### Problem to work on
Please write out the lines of the data exactly, beginning with the first and ending with the line containing "(0,0) rectangle (474,572);"; leave the pictures behind.

— Start of Data shown —

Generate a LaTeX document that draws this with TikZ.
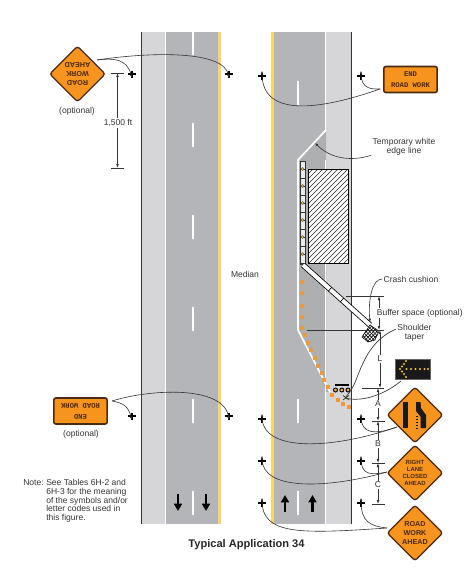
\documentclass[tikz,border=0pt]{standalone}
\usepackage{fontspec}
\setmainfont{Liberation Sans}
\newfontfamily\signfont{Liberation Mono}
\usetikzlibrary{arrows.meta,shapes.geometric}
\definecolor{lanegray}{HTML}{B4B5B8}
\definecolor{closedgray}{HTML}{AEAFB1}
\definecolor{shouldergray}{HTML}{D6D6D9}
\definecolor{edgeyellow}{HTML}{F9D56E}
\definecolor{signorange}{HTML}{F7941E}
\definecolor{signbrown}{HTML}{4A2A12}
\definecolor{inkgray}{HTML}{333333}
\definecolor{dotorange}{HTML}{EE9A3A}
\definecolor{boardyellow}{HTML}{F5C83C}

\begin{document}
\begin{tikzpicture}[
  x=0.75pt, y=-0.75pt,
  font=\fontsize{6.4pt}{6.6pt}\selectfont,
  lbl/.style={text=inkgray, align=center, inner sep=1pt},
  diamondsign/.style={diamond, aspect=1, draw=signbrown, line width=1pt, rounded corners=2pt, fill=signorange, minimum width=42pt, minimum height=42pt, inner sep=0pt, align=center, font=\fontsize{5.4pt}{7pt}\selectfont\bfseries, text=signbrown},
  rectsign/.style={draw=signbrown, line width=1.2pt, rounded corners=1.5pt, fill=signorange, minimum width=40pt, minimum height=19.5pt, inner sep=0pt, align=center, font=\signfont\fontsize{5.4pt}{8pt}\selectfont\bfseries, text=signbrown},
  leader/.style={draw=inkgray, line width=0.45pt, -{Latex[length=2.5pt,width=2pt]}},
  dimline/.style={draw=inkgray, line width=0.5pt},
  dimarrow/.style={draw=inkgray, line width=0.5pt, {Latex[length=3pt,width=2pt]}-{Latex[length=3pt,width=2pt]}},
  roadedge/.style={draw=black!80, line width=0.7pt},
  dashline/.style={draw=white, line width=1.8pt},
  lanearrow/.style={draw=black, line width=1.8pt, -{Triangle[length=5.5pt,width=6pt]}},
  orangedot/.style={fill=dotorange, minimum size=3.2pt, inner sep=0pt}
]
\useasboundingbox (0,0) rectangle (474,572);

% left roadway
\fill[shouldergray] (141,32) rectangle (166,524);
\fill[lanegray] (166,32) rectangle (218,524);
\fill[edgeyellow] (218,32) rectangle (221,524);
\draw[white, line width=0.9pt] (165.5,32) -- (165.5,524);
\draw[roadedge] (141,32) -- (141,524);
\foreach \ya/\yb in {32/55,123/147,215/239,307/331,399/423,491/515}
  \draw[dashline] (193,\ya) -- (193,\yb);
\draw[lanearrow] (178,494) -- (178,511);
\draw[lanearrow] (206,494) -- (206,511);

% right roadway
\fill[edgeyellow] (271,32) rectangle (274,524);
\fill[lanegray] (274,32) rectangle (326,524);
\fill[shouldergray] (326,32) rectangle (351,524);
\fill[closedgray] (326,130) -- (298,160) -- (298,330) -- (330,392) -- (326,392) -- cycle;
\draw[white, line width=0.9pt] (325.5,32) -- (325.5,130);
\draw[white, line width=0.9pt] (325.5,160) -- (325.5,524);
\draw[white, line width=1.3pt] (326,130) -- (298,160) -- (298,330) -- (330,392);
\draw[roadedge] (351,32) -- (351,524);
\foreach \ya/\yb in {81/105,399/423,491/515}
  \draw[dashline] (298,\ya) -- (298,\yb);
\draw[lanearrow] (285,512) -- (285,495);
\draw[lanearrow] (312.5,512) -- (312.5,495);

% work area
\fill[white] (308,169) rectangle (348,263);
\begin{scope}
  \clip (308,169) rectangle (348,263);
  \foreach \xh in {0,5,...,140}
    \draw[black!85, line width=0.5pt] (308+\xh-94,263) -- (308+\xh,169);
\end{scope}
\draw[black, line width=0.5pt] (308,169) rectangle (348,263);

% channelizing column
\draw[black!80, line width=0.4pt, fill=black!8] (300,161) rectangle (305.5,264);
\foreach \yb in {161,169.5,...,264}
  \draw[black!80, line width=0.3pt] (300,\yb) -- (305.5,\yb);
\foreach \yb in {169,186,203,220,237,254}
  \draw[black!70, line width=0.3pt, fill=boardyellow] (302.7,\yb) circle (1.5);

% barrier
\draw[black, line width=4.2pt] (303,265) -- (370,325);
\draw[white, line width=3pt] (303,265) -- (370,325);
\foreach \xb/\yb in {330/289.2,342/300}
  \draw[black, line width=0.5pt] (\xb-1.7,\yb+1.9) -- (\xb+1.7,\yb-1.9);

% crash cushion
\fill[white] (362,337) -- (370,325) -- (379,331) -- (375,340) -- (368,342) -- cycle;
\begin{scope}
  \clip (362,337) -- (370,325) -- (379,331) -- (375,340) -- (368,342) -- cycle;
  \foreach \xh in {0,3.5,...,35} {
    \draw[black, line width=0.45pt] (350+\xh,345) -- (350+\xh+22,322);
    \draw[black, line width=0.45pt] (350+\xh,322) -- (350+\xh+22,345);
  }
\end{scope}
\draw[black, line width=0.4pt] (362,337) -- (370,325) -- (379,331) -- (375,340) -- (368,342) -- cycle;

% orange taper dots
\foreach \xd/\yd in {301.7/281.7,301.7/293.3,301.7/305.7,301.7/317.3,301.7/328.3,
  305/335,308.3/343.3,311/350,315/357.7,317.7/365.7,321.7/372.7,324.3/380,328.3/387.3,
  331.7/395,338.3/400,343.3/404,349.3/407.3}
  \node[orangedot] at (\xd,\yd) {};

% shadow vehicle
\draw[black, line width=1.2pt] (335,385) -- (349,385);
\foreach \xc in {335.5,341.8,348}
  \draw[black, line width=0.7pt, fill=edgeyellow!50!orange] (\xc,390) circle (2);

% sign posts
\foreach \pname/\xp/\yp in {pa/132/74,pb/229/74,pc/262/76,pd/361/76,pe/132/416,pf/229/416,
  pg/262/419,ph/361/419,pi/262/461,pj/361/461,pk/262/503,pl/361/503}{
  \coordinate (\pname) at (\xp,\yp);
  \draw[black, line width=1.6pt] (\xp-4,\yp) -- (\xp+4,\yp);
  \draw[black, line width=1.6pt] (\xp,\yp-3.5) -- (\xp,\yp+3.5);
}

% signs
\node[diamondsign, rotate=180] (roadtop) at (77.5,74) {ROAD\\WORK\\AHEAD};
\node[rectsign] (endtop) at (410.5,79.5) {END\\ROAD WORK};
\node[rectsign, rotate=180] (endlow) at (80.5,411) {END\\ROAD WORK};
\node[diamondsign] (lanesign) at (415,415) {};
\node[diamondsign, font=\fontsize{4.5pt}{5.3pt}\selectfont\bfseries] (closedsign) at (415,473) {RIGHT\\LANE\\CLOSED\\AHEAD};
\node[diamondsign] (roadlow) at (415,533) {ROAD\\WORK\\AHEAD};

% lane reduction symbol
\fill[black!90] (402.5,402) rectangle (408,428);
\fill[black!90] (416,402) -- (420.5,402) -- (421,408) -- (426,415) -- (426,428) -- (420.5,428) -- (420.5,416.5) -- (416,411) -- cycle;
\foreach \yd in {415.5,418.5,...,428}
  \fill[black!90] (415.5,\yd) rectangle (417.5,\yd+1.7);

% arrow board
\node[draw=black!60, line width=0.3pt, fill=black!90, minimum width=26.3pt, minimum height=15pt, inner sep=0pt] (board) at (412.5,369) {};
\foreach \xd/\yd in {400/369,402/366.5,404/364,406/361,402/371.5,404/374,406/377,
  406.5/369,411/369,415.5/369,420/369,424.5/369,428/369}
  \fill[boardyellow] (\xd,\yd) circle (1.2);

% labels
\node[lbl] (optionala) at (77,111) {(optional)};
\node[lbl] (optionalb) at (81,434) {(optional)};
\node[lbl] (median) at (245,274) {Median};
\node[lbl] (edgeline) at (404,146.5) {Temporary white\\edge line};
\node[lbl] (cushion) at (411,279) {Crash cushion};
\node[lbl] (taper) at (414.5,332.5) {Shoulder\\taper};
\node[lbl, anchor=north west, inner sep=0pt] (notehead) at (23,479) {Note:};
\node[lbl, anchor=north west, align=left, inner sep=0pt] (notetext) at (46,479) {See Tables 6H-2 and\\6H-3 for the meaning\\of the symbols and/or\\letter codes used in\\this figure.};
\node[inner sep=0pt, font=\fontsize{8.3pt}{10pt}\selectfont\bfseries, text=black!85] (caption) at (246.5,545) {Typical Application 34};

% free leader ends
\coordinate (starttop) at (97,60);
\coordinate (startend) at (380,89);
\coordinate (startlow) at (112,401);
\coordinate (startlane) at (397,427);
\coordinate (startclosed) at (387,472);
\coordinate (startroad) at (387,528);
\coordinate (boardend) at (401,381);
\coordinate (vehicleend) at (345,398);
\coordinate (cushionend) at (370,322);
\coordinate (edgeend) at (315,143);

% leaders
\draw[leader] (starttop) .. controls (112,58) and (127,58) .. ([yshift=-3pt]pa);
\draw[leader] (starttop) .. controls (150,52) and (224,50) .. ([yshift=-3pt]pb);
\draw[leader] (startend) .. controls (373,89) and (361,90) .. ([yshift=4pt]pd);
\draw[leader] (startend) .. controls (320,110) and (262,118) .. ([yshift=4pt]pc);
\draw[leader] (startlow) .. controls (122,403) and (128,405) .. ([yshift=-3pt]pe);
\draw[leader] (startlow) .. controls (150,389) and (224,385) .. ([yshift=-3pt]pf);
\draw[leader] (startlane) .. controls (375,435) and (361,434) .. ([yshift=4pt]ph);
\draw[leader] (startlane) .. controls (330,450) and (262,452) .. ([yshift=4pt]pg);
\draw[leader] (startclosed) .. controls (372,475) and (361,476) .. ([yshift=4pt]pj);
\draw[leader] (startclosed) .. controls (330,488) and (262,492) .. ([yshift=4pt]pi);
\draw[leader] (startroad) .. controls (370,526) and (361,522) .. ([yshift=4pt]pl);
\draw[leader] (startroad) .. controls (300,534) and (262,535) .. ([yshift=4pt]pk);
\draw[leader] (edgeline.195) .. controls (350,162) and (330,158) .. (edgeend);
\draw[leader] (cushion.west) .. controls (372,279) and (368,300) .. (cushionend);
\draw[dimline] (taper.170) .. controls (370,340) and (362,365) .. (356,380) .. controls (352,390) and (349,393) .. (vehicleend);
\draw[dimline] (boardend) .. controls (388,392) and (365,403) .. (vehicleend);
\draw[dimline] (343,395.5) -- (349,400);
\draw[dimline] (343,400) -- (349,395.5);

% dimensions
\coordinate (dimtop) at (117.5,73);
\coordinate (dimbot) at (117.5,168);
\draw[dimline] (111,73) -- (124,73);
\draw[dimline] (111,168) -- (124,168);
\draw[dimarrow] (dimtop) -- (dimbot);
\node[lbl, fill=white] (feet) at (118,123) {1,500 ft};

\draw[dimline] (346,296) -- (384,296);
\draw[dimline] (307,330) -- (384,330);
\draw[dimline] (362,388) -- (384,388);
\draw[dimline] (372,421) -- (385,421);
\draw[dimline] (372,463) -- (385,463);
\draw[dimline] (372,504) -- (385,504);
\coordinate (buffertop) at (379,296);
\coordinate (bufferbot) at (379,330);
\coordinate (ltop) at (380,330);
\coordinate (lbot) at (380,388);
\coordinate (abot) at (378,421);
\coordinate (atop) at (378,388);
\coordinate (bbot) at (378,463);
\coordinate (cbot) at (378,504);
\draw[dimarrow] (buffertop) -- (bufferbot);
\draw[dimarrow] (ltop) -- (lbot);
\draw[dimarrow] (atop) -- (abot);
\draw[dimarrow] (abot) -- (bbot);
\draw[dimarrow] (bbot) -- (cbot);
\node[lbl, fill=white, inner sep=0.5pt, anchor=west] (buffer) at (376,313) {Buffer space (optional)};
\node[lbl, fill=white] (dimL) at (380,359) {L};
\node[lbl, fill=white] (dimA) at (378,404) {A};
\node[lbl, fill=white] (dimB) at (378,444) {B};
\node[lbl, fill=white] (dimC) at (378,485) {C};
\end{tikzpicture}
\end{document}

— End of Data shown —

### Reply to the exercise
Generate a LaTeX document that draws this with TikZ.
\documentclass[tikz,border=0pt]{standalone}
\usepackage{fontspec}
\setmainfont{Liberation Sans}
\newfontfamily\signfont{Liberation Mono}
\usetikzlibrary{arrows.meta,shapes.geometric}
\definecolor{lanegray}{HTML}{B4B5B8}
\definecolor{closedgray}{HTML}{AEAFB1}
\definecolor{shouldergray}{HTML}{D6D6D9}
\definecolor{edgeyellow}{HTML}{F9D56E}
\definecolor{signorange}{HTML}{F7941E}
\definecolor{signbrown}{HTML}{4A2A12}
\definecolor{inkgray}{HTML}{333333}
\definecolor{dotorange}{HTML}{EE9A3A}
\definecolor{boardyellow}{HTML}{F5C83C}

\begin{document}
\begin{tikzpicture}[
  x=0.75pt, y=-0.75pt,
  font=\fontsize{6.4pt}{6.6pt}\selectfont,
  lbl/.style={text=inkgray, align=center, inner sep=1pt},
  diamondsign/.style={diamond, aspect=1, draw=signbrown, line width=1pt, rounded corners=2pt, fill=signorange, minimum width=42pt, minimum height=42pt, inner sep=0pt, align=center, font=\fontsize{5.4pt}{7pt}\selectfont\bfseries, text=signbrown},
  rectsign/.style={draw=signbrown, line width=1.2pt, rounded corners=1.5pt, fill=signorange, minimum width=40pt, minimum height=19.5pt, inner sep=0pt, align=center, font=\signfont\fontsize{5.4pt}{8pt}\selectfont\bfseries, text=signbrown},
  leader/.style={draw=inkgray, line width=0.45pt, -{Latex[length=2.5pt,width=2pt]}},
  dimline/.style={draw=inkgray, line width=0.5pt},
  dimarrow/.style={draw=inkgray, line width=0.5pt, {Latex[length=3pt,width=2pt]}-{Latex[length=3pt,width=2pt]}},
  roadedge/.style={draw=black!80, line width=0.7pt},
  dashline/.style={draw=white, line width=1.8pt},
  lanearrow/.style={draw=black, line width=1.8pt, -{Triangle[length=5.5pt,width=6pt]}},
  orangedot/.style={fill=dotorange, minimum size=3.2pt, inner sep=0pt}
]
\useasboundingbox (0,0) rectangle (474,572);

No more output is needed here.